--- BEGIN Record extracts ---
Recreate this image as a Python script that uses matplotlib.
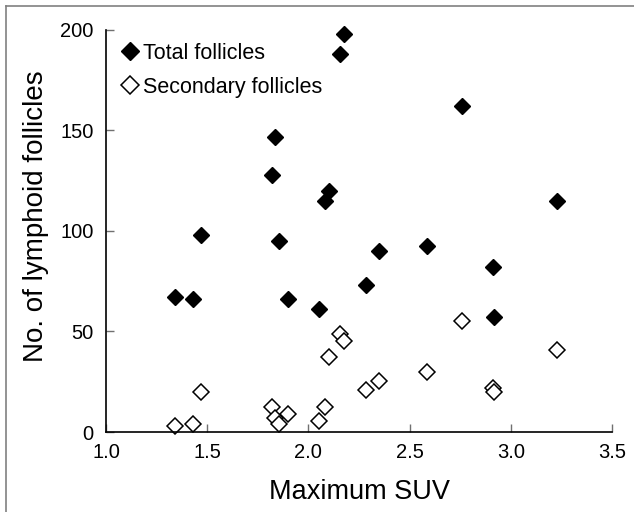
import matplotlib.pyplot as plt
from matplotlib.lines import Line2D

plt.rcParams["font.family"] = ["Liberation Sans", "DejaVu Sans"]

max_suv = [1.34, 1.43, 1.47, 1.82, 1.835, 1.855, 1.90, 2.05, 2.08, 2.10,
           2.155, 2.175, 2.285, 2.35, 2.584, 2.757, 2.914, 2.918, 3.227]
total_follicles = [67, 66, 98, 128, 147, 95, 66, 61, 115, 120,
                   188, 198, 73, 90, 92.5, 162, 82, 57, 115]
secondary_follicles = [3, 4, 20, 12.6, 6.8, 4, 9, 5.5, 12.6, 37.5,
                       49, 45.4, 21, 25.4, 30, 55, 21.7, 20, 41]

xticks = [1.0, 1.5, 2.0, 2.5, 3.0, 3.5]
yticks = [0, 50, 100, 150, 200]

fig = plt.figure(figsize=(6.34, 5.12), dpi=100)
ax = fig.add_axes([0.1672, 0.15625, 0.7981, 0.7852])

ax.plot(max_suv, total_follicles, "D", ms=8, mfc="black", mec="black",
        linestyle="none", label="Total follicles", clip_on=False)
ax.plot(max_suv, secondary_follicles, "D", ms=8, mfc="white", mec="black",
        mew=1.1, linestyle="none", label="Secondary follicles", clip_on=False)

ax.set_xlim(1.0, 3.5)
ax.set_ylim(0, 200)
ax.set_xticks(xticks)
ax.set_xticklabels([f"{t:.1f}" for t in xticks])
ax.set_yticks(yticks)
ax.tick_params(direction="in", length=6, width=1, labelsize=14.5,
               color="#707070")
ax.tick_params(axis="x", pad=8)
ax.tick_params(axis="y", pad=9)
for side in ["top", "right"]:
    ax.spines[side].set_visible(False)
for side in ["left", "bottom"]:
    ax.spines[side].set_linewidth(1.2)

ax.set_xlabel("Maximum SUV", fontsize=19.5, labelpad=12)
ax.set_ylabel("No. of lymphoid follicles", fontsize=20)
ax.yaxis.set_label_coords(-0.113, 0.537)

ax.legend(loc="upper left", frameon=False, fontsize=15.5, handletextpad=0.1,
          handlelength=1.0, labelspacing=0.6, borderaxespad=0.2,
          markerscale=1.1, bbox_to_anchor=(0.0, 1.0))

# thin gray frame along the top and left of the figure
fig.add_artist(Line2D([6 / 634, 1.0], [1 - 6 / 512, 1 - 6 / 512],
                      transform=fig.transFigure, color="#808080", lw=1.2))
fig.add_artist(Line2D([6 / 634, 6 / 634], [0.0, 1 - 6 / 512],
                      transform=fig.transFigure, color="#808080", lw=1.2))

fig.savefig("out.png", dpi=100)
--- END Record extracts ---
--- BEGIN Record extracts ---
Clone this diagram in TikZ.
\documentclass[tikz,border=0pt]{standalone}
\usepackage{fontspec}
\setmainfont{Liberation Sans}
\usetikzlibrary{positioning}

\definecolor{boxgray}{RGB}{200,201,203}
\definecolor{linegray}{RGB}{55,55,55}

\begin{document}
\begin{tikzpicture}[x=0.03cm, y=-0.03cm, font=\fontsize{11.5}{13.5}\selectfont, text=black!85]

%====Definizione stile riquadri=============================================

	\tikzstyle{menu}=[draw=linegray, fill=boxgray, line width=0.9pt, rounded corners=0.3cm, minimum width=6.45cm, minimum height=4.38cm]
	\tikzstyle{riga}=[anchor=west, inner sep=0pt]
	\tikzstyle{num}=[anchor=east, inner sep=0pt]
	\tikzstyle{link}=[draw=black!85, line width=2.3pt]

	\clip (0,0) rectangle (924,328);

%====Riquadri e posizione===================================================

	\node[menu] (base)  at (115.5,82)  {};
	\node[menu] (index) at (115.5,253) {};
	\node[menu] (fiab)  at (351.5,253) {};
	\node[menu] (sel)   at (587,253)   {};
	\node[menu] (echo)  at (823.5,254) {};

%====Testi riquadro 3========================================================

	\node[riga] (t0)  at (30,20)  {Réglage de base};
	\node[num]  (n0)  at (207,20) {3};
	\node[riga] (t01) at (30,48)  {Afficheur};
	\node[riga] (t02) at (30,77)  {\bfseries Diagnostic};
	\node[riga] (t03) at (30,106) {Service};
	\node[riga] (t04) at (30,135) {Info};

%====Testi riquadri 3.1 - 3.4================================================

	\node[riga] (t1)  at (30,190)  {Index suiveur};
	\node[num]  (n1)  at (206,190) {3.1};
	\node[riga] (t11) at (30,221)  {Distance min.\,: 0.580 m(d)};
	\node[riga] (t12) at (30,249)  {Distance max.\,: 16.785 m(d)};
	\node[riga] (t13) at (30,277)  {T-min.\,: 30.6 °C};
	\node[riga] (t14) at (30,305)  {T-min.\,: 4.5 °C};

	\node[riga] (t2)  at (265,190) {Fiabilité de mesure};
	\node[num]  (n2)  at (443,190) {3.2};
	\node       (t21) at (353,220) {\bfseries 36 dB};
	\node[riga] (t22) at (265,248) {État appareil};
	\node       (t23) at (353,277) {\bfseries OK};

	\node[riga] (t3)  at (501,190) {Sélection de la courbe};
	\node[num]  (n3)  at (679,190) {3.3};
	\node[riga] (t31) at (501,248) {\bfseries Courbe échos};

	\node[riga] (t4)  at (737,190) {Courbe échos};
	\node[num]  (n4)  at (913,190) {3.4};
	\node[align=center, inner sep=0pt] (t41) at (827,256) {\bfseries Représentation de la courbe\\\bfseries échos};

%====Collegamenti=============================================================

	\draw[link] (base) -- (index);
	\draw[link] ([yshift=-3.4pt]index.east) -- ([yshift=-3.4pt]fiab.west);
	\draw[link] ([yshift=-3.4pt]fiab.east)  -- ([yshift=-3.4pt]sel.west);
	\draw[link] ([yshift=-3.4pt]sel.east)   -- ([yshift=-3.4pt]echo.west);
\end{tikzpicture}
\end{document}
--- END Record extracts ---
Required work
Please print exactly, and only, the lines from the line with "Clone this diagram in TikZ." to the line with "(t23) at (353,277)", both included.

Answer below
Clone this diagram in TikZ.
\documentclass[tikz,border=0pt]{standalone}
\usepackage{fontspec}
\setmainfont{Liberation Sans}
\usetikzlibrary{positioning}

\definecolor{boxgray}{RGB}{200,201,203}
\definecolor{linegray}{RGB}{55,55,55}

\begin{document}
\begin{tikzpicture}[x=0.03cm, y=-0.03cm, font=\fontsize{11.5}{13.5}\selectfont, text=black!85]

%====Definizione stile riquadri=============================================

	\tikzstyle{menu}=[draw=linegray, fill=boxgray, line width=0.9pt, rounded corners=0.3cm, minimum width=6.45cm, minimum height=4.38cm]
	\tikzstyle{riga}=[anchor=west, inner sep=0pt]
	\tikzstyle{num}=[anchor=east, inner sep=0pt]
	\tikzstyle{link}=[draw=black!85, line width=2.3pt]

	\clip (0,0) rectangle (924,328);

%====Riquadri e posizione===================================================

	\node[menu] (base)  at (115.5,82)  {};
	\node[menu] (index) at (115.5,253) {};
	\node[menu] (fiab)  at (351.5,253) {};
	\node[menu] (sel)   at (587,253)   {};
	\node[menu] (echo)  at (823.5,254) {};

%====Testi riquadro 3========================================================

	\node[riga] (t0)  at (30,20)  {Réglage de base};
	\node[num]  (n0)  at (207,20) {3};
	\node[riga] (t01) at (30,48)  {Afficheur};
	\node[riga] (t02) at (30,77)  {\bfseries Diagnostic};
	\node[riga] (t03) at (30,106) {Service};
	\node[riga] (t04) at (30,135) {Info};

%====Testi riquadri 3.1 - 3.4================================================

	\node[riga] (t1)  at (30,190)  {Index suiveur};
	\node[num]  (n1)  at (206,190) {3.1};
	\node[riga] (t11) at (30,221)  {Distance min.\,: 0.580 m(d)};
	\node[riga] (t12) at (30,249)  {Distance max.\,: 16.785 m(d)};
	\node[riga] (t13) at (30,277)  {T-min.\,: 30.6 °C};
	\node[riga] (t14) at (30,305)  {T-min.\,: 4.5 °C};

	\node[riga] (t2)  at (265,190) {Fiabilité de mesure};
	\node[num]  (n2)  at (443,190) {3.2};
	\node       (t21) at (353,220) {\bfseries 36 dB};
	\node[riga] (t22) at (265,248) {État appareil};
	\node       (t23) at (353,277) {\bfseries OK};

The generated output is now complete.